The New Mexico Supreme Court published its first opinion of the new year last week. In State v. Garcia, the Court reviewed the conviction of a man for child abuse related to the death of a 14 month old boy. Finding insufficient evidence to support the conviction, the Court reversed. Justice Thomson dissented.
Isaac’s parents frequently let Defendant watch him. One morning, they received a frantic call from Defendant that Isaac had fallen from bed and hit a nightstand. Rather than call 911, Defendant returned the mortally wounded Isaac back to his parents. He also told the parents not to reveal his involvement, claiming that CYFD would investigate the parents if they found out about his involvement. Isaac later died at the hospital.
At trial, the court heard medical testimony from several experts. Several experts testified that Isaac’s injuries were likely caused by him being shaken. One testified that the injuries could not have been caused by shaking alone, and that blunt force trauma from multiple impacts must have been a cause. The experts agreed that delay in treatment reduced Isaac’s chances of survival, but could not testify as to whether he would have lived had he been treated earlier.
The State’s theory at trial was that Defendant had beaten the baby and then denied him care. Accordingly, he was charged with child abuse for allegedly beating Isaac, and child abuse by way of medical neglect. The jury found Defendant not guilty of beating Isaac, but guilty of child abuse by medical neglect, and sentenced him to life imprison. Because of the life sentence, Defendant’s appeal was taken directly to the supreme court.
Defendant argued that his conviction for child abuse by endangerement was not supported by sufficient evidence. Insufficient evidence arguments are difficult to win, and opinions finding the evidence insufficient are therefore uncommon.
Medical neglect is not defined by the child abuse statute, but the courts have defined it as the failure to provide medical, dental, or psychiatric care that is necessary to prevent or to treat serious physical or emotional injury or illness. It is a viable theory of child abuse so long as it is supported by the evidence.
The test for sufficiency of the evidence is whether substantial evidence of either a direct or circumstantial nature exists to support a verdict of guilty beyond a reasonable doubt with respect to every element essential to a conviction. Evidence is viewed in the light most favorable to the conviction. This standard is very deferential to the jury’s verdict while still ensuring that the verdict is supported by evidence, not conjecture.
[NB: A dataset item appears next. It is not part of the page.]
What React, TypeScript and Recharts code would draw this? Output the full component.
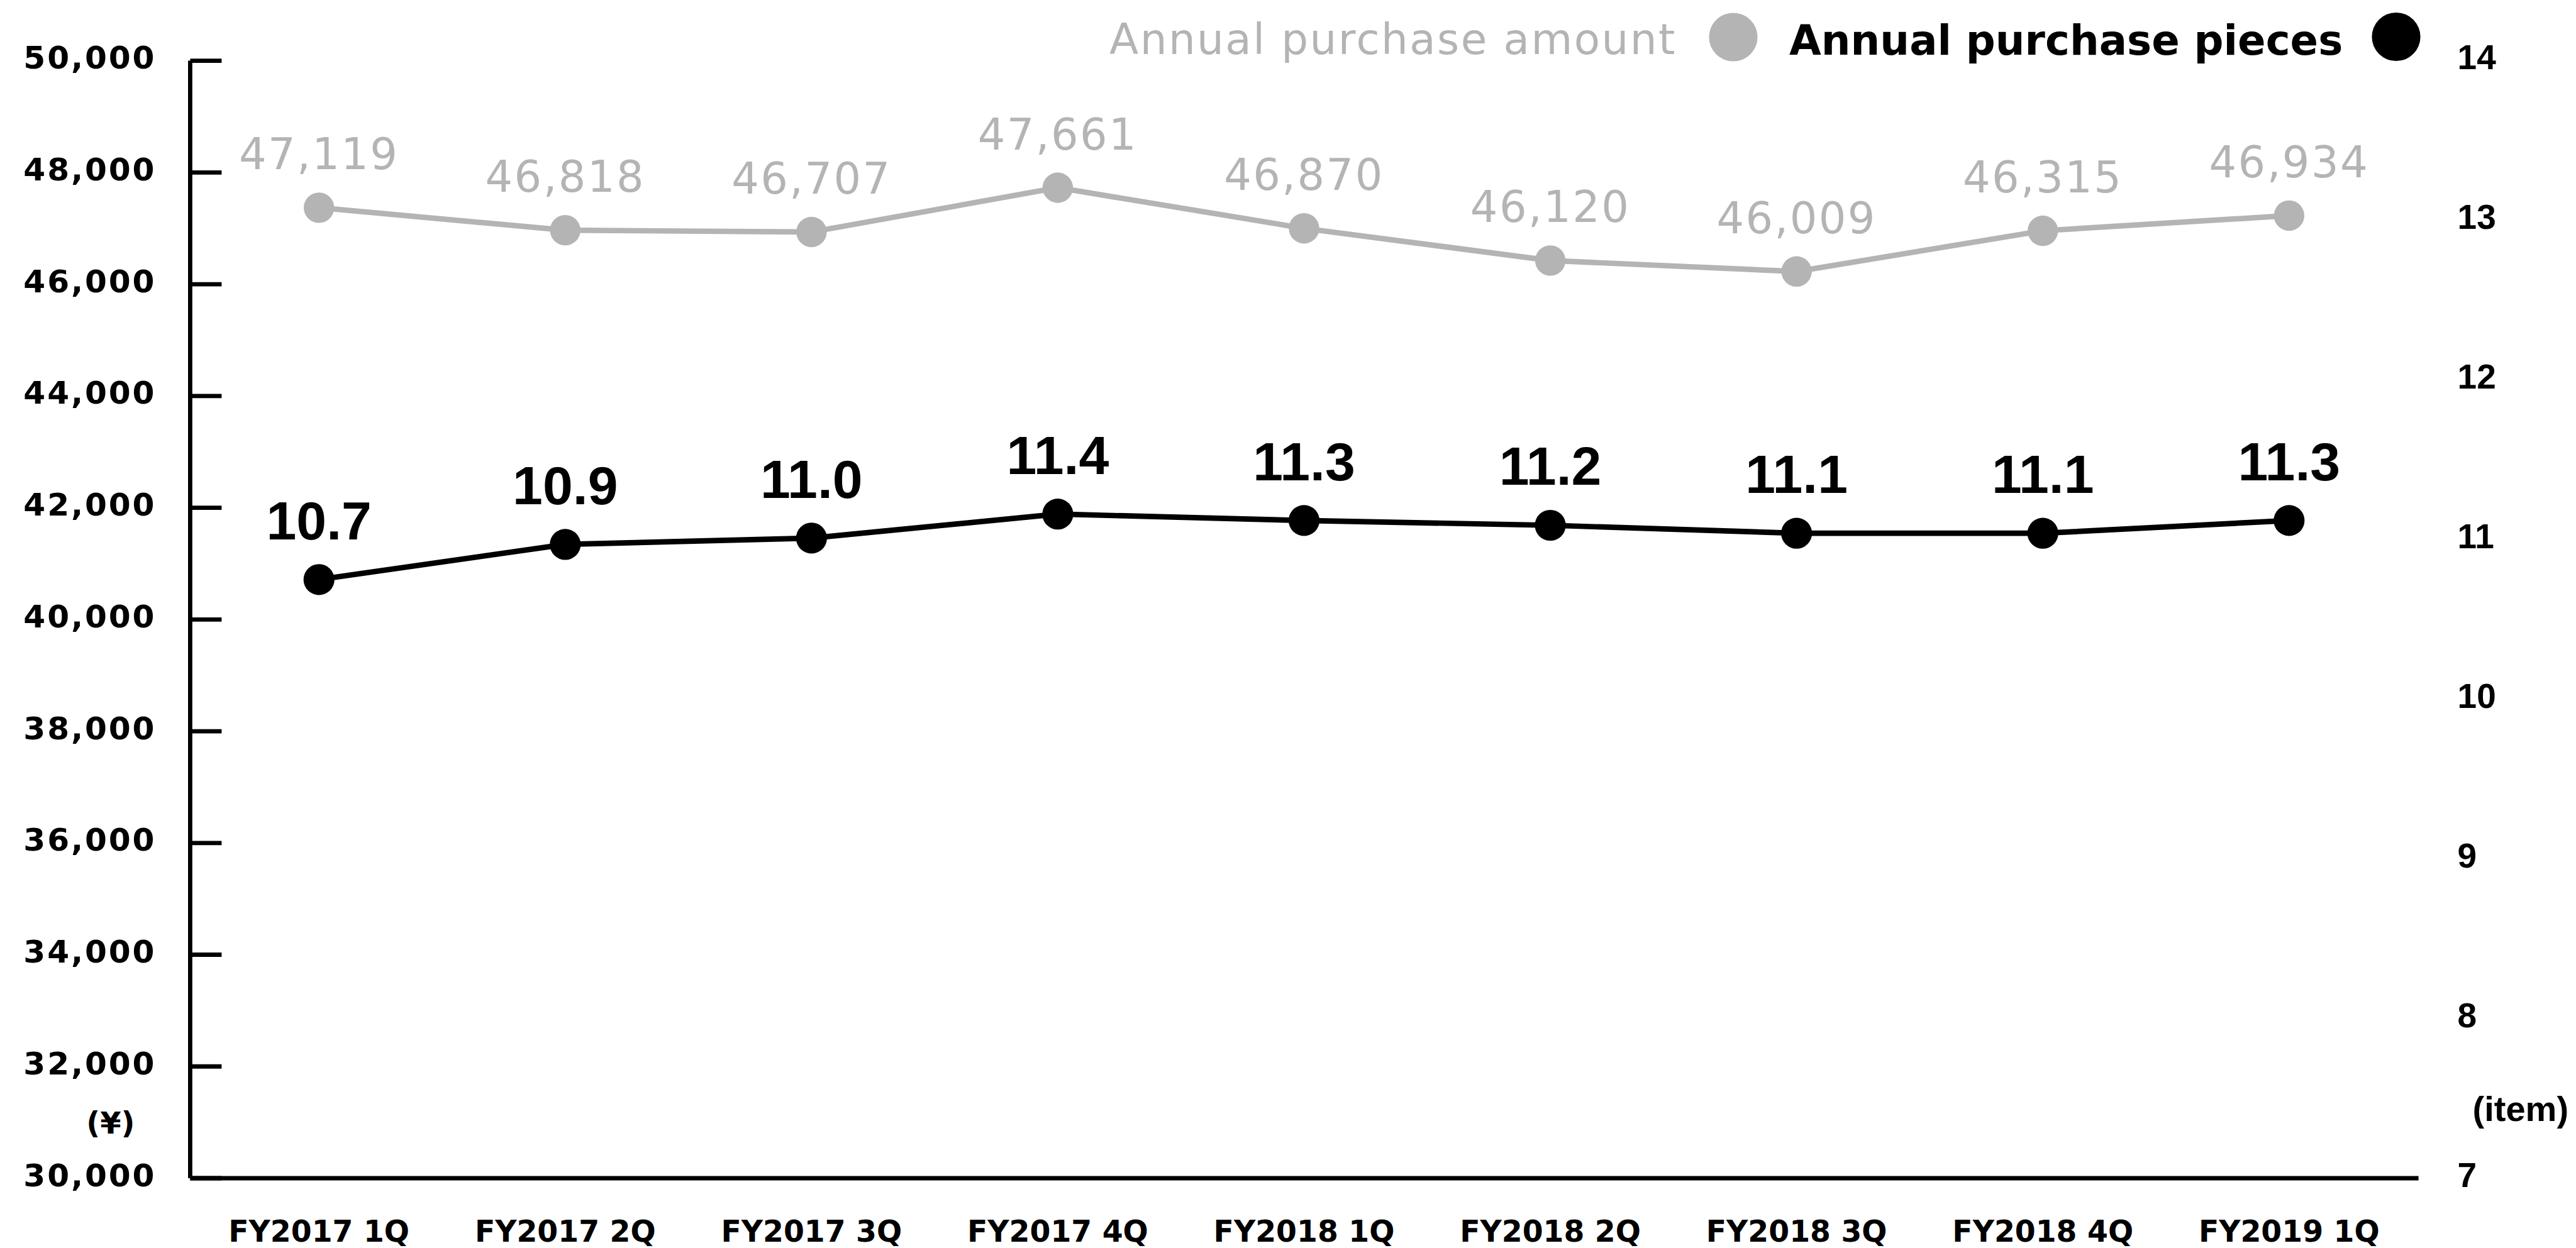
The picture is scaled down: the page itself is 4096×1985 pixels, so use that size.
import React from 'react';
import { LineChart, Line, XAxis, YAxis, Legend } from 'recharts';

// ---- data ----
const categories = [
  'FY2017 1Q', 'FY2017 2Q', 'FY2017 3Q', 'FY2017 4Q',
  'FY2018 1Q', 'FY2018 2Q', 'FY2018 3Q', 'FY2018 4Q', 'FY2019 1Q',
];
// plotted positions of the grey series (left axis, yen)
const amountValues = [47370, 46967, 46935, 47728, 47000, 46424, 46228, 46957, 47228];
// printed labels of the grey series
const amountLabels = ['47,119', '46,818', '46,707', '47,661', '46,870', '46,120', '46,009', '46,315', '46,934'];
// plotted positions of the black series (right axis, items)
const piecesValues = [10.75, 10.97, 11.01, 11.16, 11.12, 11.09, 11.04, 11.04, 11.12];
// printed labels of the black series
const piecesLabels = ['10.7', '10.9', '11.0', '11.4', '11.3', '11.2', '11.1', '11.1', '11.3'];

const leftTicks = [30000, 32000, 34000, 36000, 38000, 40000, 42000, 44000, 46000, 48000, 50000];
const rightTicks = [7, 8, 9, 10, 11, 12, 13, 14];
const legendNames = ['Annual purchase amount', 'Annual purchase pieces'];
const leftUnit = '(¥)';
const rightUnit = '(item)';

const data = categories.map((c, i) => ({
  category: c,
  amount: amountValues[i],
  amountLabel: amountLabels[i],
  pieces: piecesValues[i],
  piecesLabel: piecesLabels[i],
}));

// ---- styling ----
const W = 4096;
const H = 1985;
const GRAY = '#b4b4b4';
const BLACK = '#000000';
const WIDE = '"DejaVu Sans", sans-serif';
const NARROW = '"Liberation Sans", Arial, sans-serif';

const LeftTick = (props: any) => {
  const { x, y, payload } = props;
  const v = payload.value as number;
  return (
    <g>
      <line x1={x} x2={x + 50} y1={y} y2={y} stroke={BLACK} strokeWidth={6.8} />
      <text
        x={x - 54}
        y={y + 12.6}
        textAnchor="end"
        fontFamily={WIDE}
        fontWeight="bold"
        fontSize={50.2}
        letterSpacing={2.9}
        fill={BLACK}
      >
        {v.toLocaleString('en-US')}
      </text>
      {v === leftTicks[0] ? (
        <text
          x={x - 126.5}
          y={y - 71.5}
          textAnchor="middle"
          fontFamily={WIDE}
          fontWeight="bold"
          fontSize={48}
          fill={BLACK}
        >
          {leftUnit}
        </text>
      ) : null}
    </g>
  );
};

const RightTick = (props: any) => {
  const { x, y, payload } = props;
  const v = payload.value as number;
  return (
    <g>
      <text
        x={x + 62}
        y={y + 13.5}
        textAnchor="start"
        fontFamily={NARROW}
        fontWeight="bold"
        fontSize={55}
        fill={BLACK}
      >
        {String(v)}
      </text>
      {v === rightTicks[0] ? (
        <text
          x={x + 86}
          y={y - 90.8}
          textAnchor="start"
          fontFamily={NARROW}
          fontWeight="bold"
          fontSize={56}
          fill={BLACK}
        >
          {rightUnit}
        </text>
      ) : null}
    </g>
  );
};

const BottomTick = (props: any) => {
  const { x, y, payload } = props;
  return (
    <text
      x={x}
      y={y + 101.4}
      textAnchor="middle"
      fontFamily={WIDE}
      fontWeight="bold"
      fontSize={47.3}
      fill={BLACK}
    >
      {payload.value}
    </text>
  );
};

const AmountDot = (props: any) => {
  const { cx, cy, payload, index } = props;
  if (cx == null || cy == null) return null;
  return (
    <g key={`amount-dot-${index}`}>
      <circle cx={cx} cy={cy} r={24.2} fill={GRAY} />
      <text
        x={cx}
        y={cy - 61}
        textAnchor="middle"
        fontFamily={WIDE}
        fontSize={68.6}
        letterSpacing={2.4}
        fill={GRAY}
      >
        {payload.amountLabel}
      </text>
    </g>
  );
};

const PiecesDot = (props: any) => {
  const { cx, cy, payload, index } = props;
  if (cx == null || cy == null) return null;
  return (
    <g key={`pieces-dot-${index}`}>
      <circle cx={cx} cy={cy} r={24.6} fill={BLACK} />
      <text
        x={cx}
        y={cy - 64}
        textAnchor="middle"
        fontFamily={NARROW}
        fontWeight="bold"
        fontSize={86}
        fill={BLACK}
      >
        {payload.piecesLabel}
      </text>
    </g>
  );
};

const LegendContent = () => (
  <svg
    width={W}
    height={140}
    style={{ position: 'absolute', left: 0, top: 0, overflow: 'visible' }}
  >
    <text x={1764} y={86} fontFamily={WIDE} fontSize={67.6} letterSpacing={2.4} fill={GRAY}>
      {legendNames[0]}
    </text>
    <circle cx={2756} cy={59} r={38.6} fill={GRAY} />
    <text x={2845} y={87} fontFamily={WIDE} fontWeight="bold" fontSize={65.7} fill={BLACK}>
      {legendNames[1]}
    </text>
    <circle cx={3810} cy={58.5} r={38.6} fill={BLACK} />
  </svg>
);

export default function App() {
  return (
    <div style={{ position: 'absolute', left: 0, top: 0, width: W, height: H, background: '#ffffff' }}>
      <LineChart
        width={W}
        height={H}
        data={data}
        margin={{ top: 96.6, right: 0, bottom: 0, left: 0 }}
      >
        <XAxis
          dataKey="category"
          height={111}
          padding={{ left: 204.8, right: 205.8 }}
          axisLine={{ stroke: BLACK, strokeWidth: 6.8 }}
          tickLine={false}
          tickSize={0}
          tickMargin={0}
          interval={0}
          tick={<BottomTick />}
        />
        <YAxis
          yAxisId="left"
          type="number"
          domain={[30000, 50000]}
          ticks={leftTicks}
          allowDataOverflow
          width={302.4}
          axisLine={{ stroke: BLACK, strokeWidth: 6.8 }}
          tickLine={false}
          tickSize={0}
          tickMargin={0}
          interval={0}
          tick={<LeftTick />}
        />
        <YAxis
          yAxisId="right"
          orientation="right"
          type="number"
          domain={[7, 14]}
          ticks={rightTicks}
          allowDataOverflow
          width={250.4}
          axisLine={false}
          tickLine={false}
          tickSize={0}
          tickMargin={0}
          interval={0}
          tick={<RightTick />}
        />
        <Legend
          content={<LegendContent />}
          wrapperStyle={{ position: 'absolute', left: 0, top: 0, width: W, height: 0, overflow: 'visible' }}
        />
        <Line
          yAxisId="left"
          type="linear"
          dataKey="amount"
          stroke={GRAY}
          strokeWidth={8.7}
          dot={<AmountDot />}
          activeDot={false}
          isAnimationActive={false}
        />
        <Line
          yAxisId="right"
          type="linear"
          dataKey="pieces"
          stroke={BLACK}
          strokeWidth={8.7}
          dot={<PiecesDot />}
          activeDot={false}
          isAnimationActive={false}
        />
      </LineChart>
    </div>
  );
}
Looking at the evidence, the Court concluded that there was not sufficient evidence to prove that the neglect had caused Isaac’s death. The State was required to prove that Isaac would not have died or would have had a “significantly greater chance of living” if Defendant had called 911. Multiple experts had testified that the child died because its injuries prevented it from breathing. That type of injury proceeds rapidly. And no expert would say that Isaac would have lived with earlier medical care. Ultimately, the Court found that lack of expert testimony to be fatal to the State’s case.
Justice Thomson wrote separately, concurring in part and dissenting in part. He believed that the majority had imposed a higher causation standard on child abuse by medical neglect than was applicable to other crimes.
The dissent argues that the correct standard is that “a defendant may be a ‘but-for’ cause if that defendant’s neglect is a “significant cause” of death.” It seems to reject the majority’s reasoning that a cause cannot be a “but for” cause unless the victim would have died but for that cause. This strikes me as untenable. By definition, a cause cannot be a “but for” cause unless without it the victim would have died.
The dissent proceeds to explain Justice Thomson’s view that there was sufficient evidence to convict, but that errors in the jury instructions on causation require a retrial. Because the majority had concluded that the evidence was not sufficient, it had not reached the jury instruction question.
Although the dissent seems concerned that this decision alters more than just child abuse / medical neglect law, I think this case ultimately affirms existing causation standards. In the future, the State will need expert testimony showing but-for causation in medical neglect cases. This is probably the right policy result as well, since the contrary result seems like it would expand criminal liability greatly.